At UT, I learned there’s power in bringing together a diverse group of people in pursuit of a goal. Businesses know this, and they use it to their advantage. But at the time, I just hadn’t seen much diversity. I was a middle-class white guy (still am). I hung out, mostly, with other middle-class white guys. We had a pretty great time, and I lived with those guys for most of my college career. But because of UT, I made other friends. Without UT, I may not have known a first-generation Indian-American from Sugar Land who became a mentor to me. Or a Pakistani immigrant who moved to Austin and became his high school’s homecoming king. Or my friends from Monterrey, or the Valley, or Russia, or China, or that place that always seemed so foreign to me growing up—North Texas.

Could I have gotten a similar experience at that Ivy League school—or any large school, for that matter? Probably. But it wouldn’t have been so deeply connected to my sense of self, my Texanness, if you’ll forgive the term. The University of Iowa is a terrific institution, but it just doesn’t capture the imagination or imply opportunity the way Texas does, does it? As the state’s flagship, UT draws people in, not just to the promise of higher education, but the promise of Texas.

It’s the same promise those 59 men first set out when they took up their pens in shivering hands and signed the declaration 179 years ago today. They weren’t united because they were a homogenous group, they were united by a common enemy, and in defeating that enemy, they shared a desire for something better. As is the case in so many of America’s defining moments, they were bonded not by their differences, but by what made them the same. Those differences, though, are what made them stronger, smarter, and more nimble than the challenges they faced. It’s not always easy to recognize that value, especially when it grates against our instincts or when we’re simply ignorant.

That value is reflected in the phrase e pluribus unum, of course, but I’d offer two others.

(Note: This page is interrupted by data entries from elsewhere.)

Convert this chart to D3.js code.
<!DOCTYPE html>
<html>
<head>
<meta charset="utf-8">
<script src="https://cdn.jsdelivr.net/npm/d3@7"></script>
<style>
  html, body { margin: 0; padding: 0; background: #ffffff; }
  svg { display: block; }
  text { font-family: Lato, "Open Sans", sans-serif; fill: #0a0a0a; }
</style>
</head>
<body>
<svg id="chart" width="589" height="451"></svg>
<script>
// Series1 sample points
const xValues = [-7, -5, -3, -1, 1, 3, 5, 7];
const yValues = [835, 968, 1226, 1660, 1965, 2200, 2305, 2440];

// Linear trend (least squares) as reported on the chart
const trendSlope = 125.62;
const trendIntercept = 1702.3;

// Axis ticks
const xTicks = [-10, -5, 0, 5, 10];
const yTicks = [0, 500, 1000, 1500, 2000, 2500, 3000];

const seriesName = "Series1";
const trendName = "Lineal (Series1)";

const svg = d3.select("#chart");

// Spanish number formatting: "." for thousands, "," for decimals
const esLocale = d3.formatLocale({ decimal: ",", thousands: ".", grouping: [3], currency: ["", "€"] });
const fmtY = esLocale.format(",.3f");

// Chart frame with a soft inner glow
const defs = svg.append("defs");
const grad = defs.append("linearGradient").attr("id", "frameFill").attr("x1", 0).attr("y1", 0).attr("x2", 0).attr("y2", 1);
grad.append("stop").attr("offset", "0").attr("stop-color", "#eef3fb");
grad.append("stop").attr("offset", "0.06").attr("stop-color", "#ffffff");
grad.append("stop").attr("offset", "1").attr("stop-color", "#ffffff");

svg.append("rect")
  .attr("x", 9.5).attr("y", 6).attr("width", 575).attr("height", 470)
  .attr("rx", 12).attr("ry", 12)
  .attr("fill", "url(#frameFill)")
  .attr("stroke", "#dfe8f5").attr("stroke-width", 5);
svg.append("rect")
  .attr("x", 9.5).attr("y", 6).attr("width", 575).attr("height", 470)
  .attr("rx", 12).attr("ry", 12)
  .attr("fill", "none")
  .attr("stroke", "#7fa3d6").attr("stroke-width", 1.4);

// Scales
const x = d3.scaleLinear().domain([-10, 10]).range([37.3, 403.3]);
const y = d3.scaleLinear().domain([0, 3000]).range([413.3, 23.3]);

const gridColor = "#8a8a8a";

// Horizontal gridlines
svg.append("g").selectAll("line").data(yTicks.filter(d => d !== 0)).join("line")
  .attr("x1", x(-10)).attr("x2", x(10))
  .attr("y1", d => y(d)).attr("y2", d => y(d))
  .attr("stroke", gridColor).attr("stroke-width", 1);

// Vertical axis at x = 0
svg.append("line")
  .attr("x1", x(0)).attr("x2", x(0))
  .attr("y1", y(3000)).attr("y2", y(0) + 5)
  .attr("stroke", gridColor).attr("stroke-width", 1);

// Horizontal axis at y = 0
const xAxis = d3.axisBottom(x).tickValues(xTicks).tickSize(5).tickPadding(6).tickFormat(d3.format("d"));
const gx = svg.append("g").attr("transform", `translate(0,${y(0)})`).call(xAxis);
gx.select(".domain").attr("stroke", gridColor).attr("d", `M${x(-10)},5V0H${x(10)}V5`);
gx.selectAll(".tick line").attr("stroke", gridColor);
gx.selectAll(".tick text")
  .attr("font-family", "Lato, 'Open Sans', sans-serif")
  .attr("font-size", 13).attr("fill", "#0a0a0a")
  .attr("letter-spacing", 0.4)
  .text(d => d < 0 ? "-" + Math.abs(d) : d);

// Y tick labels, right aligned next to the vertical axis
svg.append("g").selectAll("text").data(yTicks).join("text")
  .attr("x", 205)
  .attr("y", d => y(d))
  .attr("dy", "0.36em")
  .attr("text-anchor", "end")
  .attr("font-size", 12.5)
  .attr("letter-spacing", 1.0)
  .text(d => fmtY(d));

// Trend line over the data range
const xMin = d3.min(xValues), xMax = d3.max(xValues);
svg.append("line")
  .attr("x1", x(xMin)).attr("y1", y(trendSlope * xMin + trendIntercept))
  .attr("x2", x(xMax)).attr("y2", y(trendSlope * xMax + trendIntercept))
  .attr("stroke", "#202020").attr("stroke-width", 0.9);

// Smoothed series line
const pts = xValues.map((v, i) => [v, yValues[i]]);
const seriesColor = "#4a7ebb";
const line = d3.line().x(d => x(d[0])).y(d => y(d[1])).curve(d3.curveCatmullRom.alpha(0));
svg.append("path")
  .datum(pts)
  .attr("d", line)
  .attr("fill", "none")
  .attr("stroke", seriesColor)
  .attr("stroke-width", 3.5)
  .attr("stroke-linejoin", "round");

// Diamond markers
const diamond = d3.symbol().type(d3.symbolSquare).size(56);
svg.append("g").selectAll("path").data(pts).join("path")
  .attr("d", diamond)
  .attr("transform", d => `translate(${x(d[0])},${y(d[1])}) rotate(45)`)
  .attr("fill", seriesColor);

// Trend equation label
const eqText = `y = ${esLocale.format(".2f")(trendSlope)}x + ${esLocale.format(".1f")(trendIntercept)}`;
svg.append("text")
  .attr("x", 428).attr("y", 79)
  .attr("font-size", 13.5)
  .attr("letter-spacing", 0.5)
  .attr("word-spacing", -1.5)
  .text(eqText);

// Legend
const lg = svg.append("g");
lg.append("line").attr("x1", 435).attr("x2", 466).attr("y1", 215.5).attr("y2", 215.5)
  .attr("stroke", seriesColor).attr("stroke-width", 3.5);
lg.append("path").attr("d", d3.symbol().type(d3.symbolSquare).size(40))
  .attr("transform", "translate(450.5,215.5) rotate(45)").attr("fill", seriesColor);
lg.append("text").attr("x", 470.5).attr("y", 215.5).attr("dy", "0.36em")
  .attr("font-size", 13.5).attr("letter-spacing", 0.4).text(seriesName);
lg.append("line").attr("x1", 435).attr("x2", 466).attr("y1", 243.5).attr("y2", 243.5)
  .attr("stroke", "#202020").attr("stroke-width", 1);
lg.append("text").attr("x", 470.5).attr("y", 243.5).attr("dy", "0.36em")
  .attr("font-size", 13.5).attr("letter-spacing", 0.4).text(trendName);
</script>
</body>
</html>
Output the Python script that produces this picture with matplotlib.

The first is our Texas state motto, taken from the state’s very name. Texas comes from a Caddo Indian word the Spanish translated as tejas, meaning ally, or friend, hence our elegant, one-word motto: Friendship. We Texans are not all the same, but we’re all Texans.

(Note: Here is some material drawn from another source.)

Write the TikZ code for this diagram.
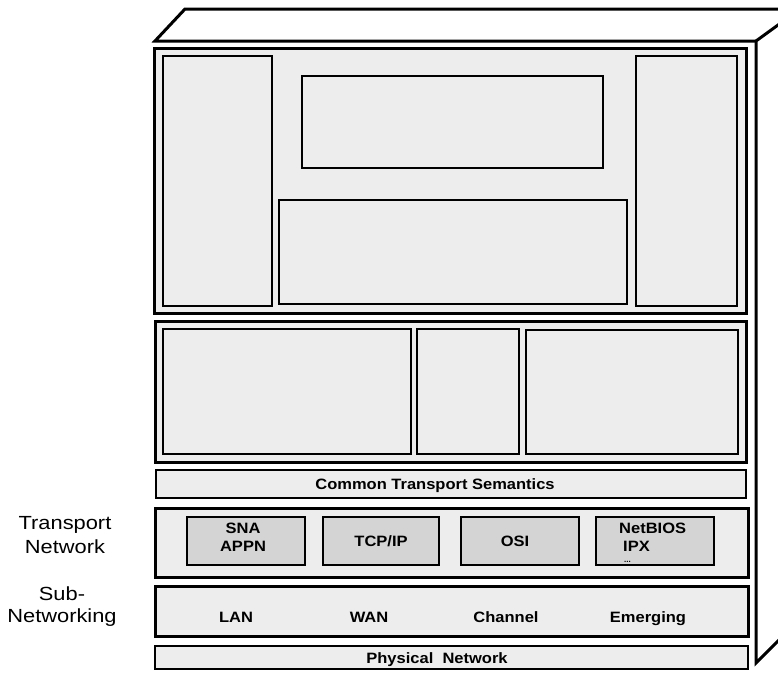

The second is a phrase that embodies a desire to protect what makes Texas special. It is the motto of the university, a phrase taken from the second president of the Republic of Texas, Mirabeau Lamar. It was, of course, rewritten in Latin to make it seem more like those old schools back East, but it says this: The cultivated mind is the guardian genius of democracy.

At the time, state leaders weren’t concerned with job training or the need for a more credentialed workforce. Farmers didn’t need degrees, after all (sorry, Aggies). The need for education in the broadest sense is the need to protect our institutions and our values, to give citizens a shot at understanding the world more fully because they had a stake in shaping it.

That’s what makes Texas great, and—as I eventually learned—what makes UT great.